## Given instruction:
Everything from the first line of the data below through the line that contains "const xTicks = [0, 10, 20, 30, 40, 50, 60];" should be written out exactly, please, and nothing more; the pictures stay out.

## Data section:

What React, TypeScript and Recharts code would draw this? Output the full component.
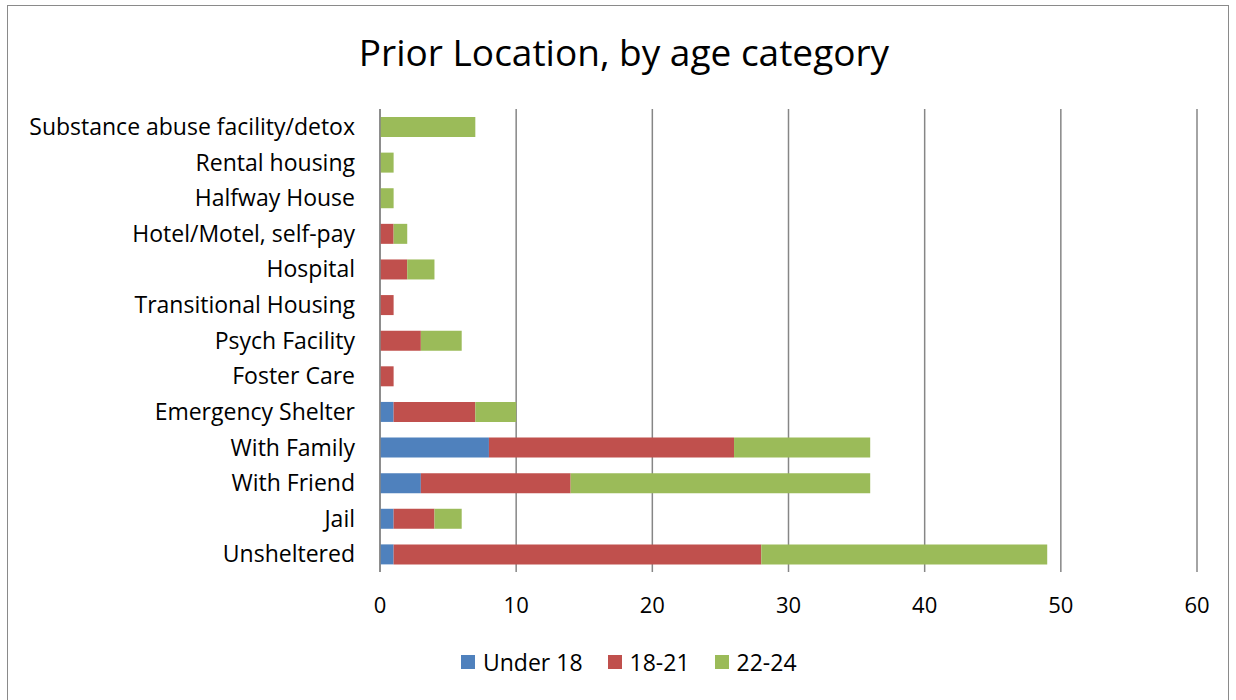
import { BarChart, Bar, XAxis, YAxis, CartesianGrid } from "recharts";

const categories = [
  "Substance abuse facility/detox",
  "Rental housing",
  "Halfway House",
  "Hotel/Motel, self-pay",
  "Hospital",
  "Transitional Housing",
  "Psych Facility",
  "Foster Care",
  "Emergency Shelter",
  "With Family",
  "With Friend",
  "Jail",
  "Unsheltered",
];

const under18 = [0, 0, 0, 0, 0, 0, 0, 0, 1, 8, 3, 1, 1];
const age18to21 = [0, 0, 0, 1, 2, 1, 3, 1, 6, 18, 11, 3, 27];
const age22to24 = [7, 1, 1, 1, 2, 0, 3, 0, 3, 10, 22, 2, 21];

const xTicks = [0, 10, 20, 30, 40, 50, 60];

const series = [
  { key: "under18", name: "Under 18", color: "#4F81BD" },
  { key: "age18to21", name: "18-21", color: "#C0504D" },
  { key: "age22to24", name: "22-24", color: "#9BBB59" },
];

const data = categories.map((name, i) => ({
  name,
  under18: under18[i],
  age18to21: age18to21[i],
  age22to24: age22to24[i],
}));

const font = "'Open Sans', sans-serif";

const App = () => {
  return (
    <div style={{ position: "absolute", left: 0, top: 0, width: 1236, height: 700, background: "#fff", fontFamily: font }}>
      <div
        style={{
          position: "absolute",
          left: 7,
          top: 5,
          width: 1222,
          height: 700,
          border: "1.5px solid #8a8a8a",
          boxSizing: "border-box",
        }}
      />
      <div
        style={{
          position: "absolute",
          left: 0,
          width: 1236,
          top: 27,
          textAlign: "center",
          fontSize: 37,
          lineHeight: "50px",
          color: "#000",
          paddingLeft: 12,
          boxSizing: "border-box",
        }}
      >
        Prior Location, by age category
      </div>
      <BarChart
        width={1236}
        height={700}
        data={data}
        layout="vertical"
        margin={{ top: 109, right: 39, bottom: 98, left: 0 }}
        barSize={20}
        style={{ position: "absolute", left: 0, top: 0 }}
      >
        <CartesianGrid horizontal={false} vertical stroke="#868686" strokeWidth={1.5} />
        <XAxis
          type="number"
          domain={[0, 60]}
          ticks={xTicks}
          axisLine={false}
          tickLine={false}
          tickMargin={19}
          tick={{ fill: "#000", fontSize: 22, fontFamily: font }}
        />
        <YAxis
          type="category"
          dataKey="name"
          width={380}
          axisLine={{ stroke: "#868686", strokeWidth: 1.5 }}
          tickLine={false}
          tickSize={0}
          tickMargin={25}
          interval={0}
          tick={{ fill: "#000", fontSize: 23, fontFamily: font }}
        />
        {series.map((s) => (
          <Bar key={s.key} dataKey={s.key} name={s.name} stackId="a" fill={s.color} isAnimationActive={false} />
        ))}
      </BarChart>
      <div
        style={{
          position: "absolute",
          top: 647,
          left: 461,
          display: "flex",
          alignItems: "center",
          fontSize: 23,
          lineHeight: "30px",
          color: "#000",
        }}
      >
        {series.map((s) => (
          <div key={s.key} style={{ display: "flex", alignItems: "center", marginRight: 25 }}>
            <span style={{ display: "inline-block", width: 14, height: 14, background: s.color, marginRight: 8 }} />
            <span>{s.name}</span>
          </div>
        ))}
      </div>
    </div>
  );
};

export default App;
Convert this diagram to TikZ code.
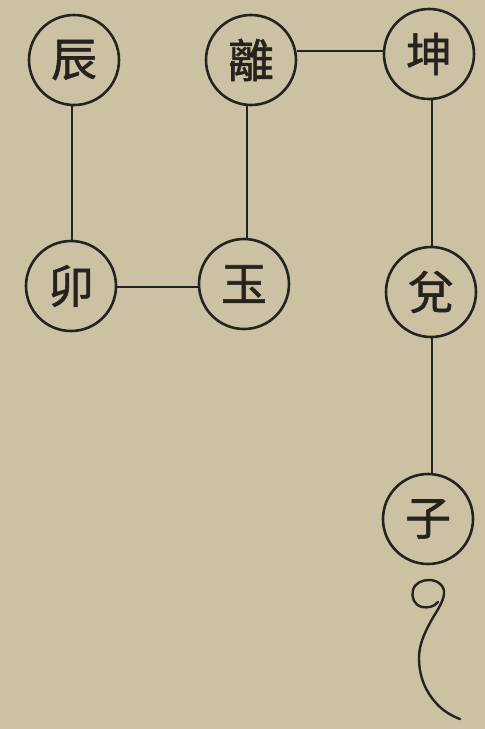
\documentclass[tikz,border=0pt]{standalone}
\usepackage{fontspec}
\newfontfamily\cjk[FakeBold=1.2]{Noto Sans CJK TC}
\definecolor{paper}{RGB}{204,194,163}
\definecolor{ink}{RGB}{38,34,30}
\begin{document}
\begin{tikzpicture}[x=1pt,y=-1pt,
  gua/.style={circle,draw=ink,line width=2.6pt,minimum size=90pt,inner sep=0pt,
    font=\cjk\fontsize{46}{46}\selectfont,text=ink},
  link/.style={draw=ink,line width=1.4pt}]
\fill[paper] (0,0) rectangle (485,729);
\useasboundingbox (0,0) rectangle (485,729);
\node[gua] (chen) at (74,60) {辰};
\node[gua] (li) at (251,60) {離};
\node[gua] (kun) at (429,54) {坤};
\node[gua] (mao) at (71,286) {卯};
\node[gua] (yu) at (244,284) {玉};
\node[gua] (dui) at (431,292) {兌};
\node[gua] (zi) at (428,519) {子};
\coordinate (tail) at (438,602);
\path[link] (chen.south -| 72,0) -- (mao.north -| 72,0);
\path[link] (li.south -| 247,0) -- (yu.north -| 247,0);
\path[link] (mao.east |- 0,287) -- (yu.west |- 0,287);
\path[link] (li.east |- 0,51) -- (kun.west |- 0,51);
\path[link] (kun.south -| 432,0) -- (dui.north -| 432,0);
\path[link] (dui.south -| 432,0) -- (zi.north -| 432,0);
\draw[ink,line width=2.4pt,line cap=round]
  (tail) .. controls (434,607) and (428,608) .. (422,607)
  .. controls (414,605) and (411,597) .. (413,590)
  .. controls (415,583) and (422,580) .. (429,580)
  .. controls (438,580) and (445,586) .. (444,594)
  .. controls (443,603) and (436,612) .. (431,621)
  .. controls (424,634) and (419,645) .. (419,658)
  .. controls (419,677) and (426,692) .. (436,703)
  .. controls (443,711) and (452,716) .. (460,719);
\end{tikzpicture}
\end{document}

## Result below:
What React, TypeScript and Recharts code would draw this? Output the full component.
import { BarChart, Bar, XAxis, YAxis, CartesianGrid } from "recharts";

const categories = [
  "Substance abuse facility/detox",
  "Rental housing",
  "Halfway House",
  "Hotel/Motel, self-pay",
  "Hospital",
  "Transitional Housing",
  "Psych Facility",
  "Foster Care",
  "Emergency Shelter",
  "With Family",
  "With Friend",
  "Jail",
  "Unsheltered",
];

const under18 = [0, 0, 0, 0, 0, 0, 0, 0, 1, 8, 3, 1, 1];
const age18to21 = [0, 0, 0, 1, 2, 1, 3, 1, 6, 18, 11, 3, 27];
const age22to24 = [7, 1, 1, 1, 2, 0, 3, 0, 3, 10, 22, 2, 21];

const xTicks = [0, 10, 20, 30, 40, 50, 60];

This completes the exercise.